Lord Stallard: The noble Baroness seems to say that reconciliation means that the marriage has broken down. It is the opposite. Mediation starts when the marriage has broken down. According to the Bill, the White Paper and elsewhere, when one person says that the marriage has irretrievably broken down, mediation starts then. They start to discuss property, money, access and so on. Reconciliation is in the opposite direction. It starts before the breakdown point is reached to see whether the issue can be resolved before the marriage breaks down.

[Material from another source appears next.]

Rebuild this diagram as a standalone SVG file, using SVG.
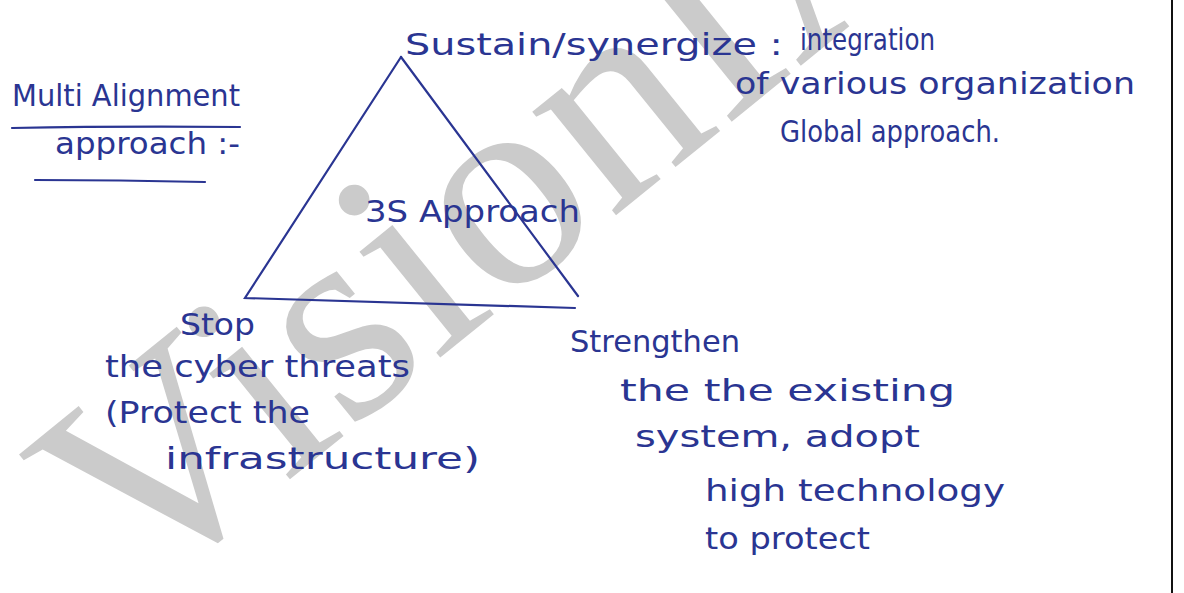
<svg xmlns="http://www.w3.org/2000/svg" width="1184" height="593" viewBox="0 0 1184 593">
<style>
.ink{font-family:"DejaVu Sans","Liberation Sans",sans-serif;font-size:31px;fill:#2a3592}
.ln{fill:none;stroke:#2a3592;stroke-width:2.2;stroke-linecap:round}
.wm{font-family:"Liberation Serif",serif;font-size:290px;fill:#cbcbcb}
</style>
<rect width="1184" height="593" fill="#ffffff"/>
<g id="watermark"><text class="wm" transform="translate(136,604) rotate(-39)">VisionIAS</text></g>
<line x1="1172" y1="0" x2="1172" y2="593" stroke="#111" stroke-width="2"/>
<g id="title">
<text class="ink" x="12" y="106" textLength="228" lengthAdjust="spacingAndGlyphs">Multi Alignment</text>
<path class="ln" d="M12 128 Q120 126 240 127"/>
<text class="ink" x="55" y="154" textLength="185" lengthAdjust="spacingAndGlyphs">approach :-</text>
<path class="ln" d="M35 180 Q120 180 205 182"/>
</g>
<g id="connectors">
<path class="ln" d="M401 57 L245 298 L575 308"/>
<path class="ln" d="M401 57 L578 296"/>
</g>
<g id="center"><text class="ink" x="365" y="222" textLength="215" lengthAdjust="spacingAndGlyphs">3S Approach</text></g>
<g id="sustain">
<text class="ink" x="405" y="55" textLength="378" lengthAdjust="spacingAndGlyphs">Sustain/synergize :</text>
<text class="ink" x="800" y="50" textLength="135" lengthAdjust="spacingAndGlyphs">integration</text>
<text class="ink" x="735" y="94" textLength="400" lengthAdjust="spacingAndGlyphs">of various organization</text>
<text class="ink" x="780" y="142" textLength="220" lengthAdjust="spacingAndGlyphs">Global approach.</text>
</g>
<g id="stop">
<text class="ink" x="180" y="335" textLength="75" lengthAdjust="spacingAndGlyphs">Stop</text>
<text class="ink" x="105" y="377" textLength="305" lengthAdjust="spacingAndGlyphs">the cyber threats</text>
<text class="ink" x="105" y="423" textLength="205" lengthAdjust="spacingAndGlyphs">(Protect the</text>
<text class="ink" x="165" y="469" textLength="315" lengthAdjust="spacingAndGlyphs">infrastructure)</text>
</g>
<g id="strengthen">
<text class="ink" x="570" y="352" textLength="170" lengthAdjust="spacingAndGlyphs">Strengthen</text>
<text class="ink" x="620" y="401" textLength="335" lengthAdjust="spacingAndGlyphs">the the existing</text>
<text class="ink" x="635" y="447" textLength="285" lengthAdjust="spacingAndGlyphs">system, adopt</text>
<text class="ink" x="705" y="501" textLength="300" lengthAdjust="spacingAndGlyphs">high technology</text>
<text class="ink" x="705" y="549" textLength="165" lengthAdjust="spacingAndGlyphs">to protect</text>
</g>
</svg>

Baroness Elles: I do not think that the noble Lord quite heard what I said. I said that the right reverend Prelate had said that reconciliation was the stage at which the marriage was breaking down. Like the noble Lord, Lord Stallard, I believe that reconciliation should come long before that stage is reached. It is the nomenclature of organisations available for so many young people who wish to be able to turn to a third party for advice. I support the amendments.
Mediation was described accurately by the noble Lord, Lord Irvine of Lairg. It is a preparation for, or, better still, a substitute for litigation. Mediation helps parties to narrow and, if possible, to resolve the issues between them. In so far as it does not succeed completely, the matter has to go for adjudication.
Reconciliation is quite different. It is designed to bring together the parties whose marriage is in crisis so that their life together can be reconstituted. I agree that it is particularly necessary at the earliest stage of crisis. It is also very necessary at the last stage, when the parties see what divorce might involve for them. It should also be available throughout. I draw particular attention to what the noble Baroness, Lady Faithfull, told us on the last occasion--that in Scotland the reconciliatory agent and the mediator occupy the same office. Thus at any moment there is a chance of reconciliation.
However, mediation is quite different and, as I see it, a substitute for adjudication, helping the parties to resolve their differences. If they succeed, it is likely to be much more successful than anything that is imposed by the court. That was always my experience as regards children. Practically anything that the parties agreed was better for the children than anything one imposed on them.
Mediation goes beyond children. It is particularly relevant to the property and financial differences involved in the fall-out from a divorce. To my mind, what the noble Lord, Lord Stallard, suggested is entirely salutary, except that it points to the necessity for definition of the terms.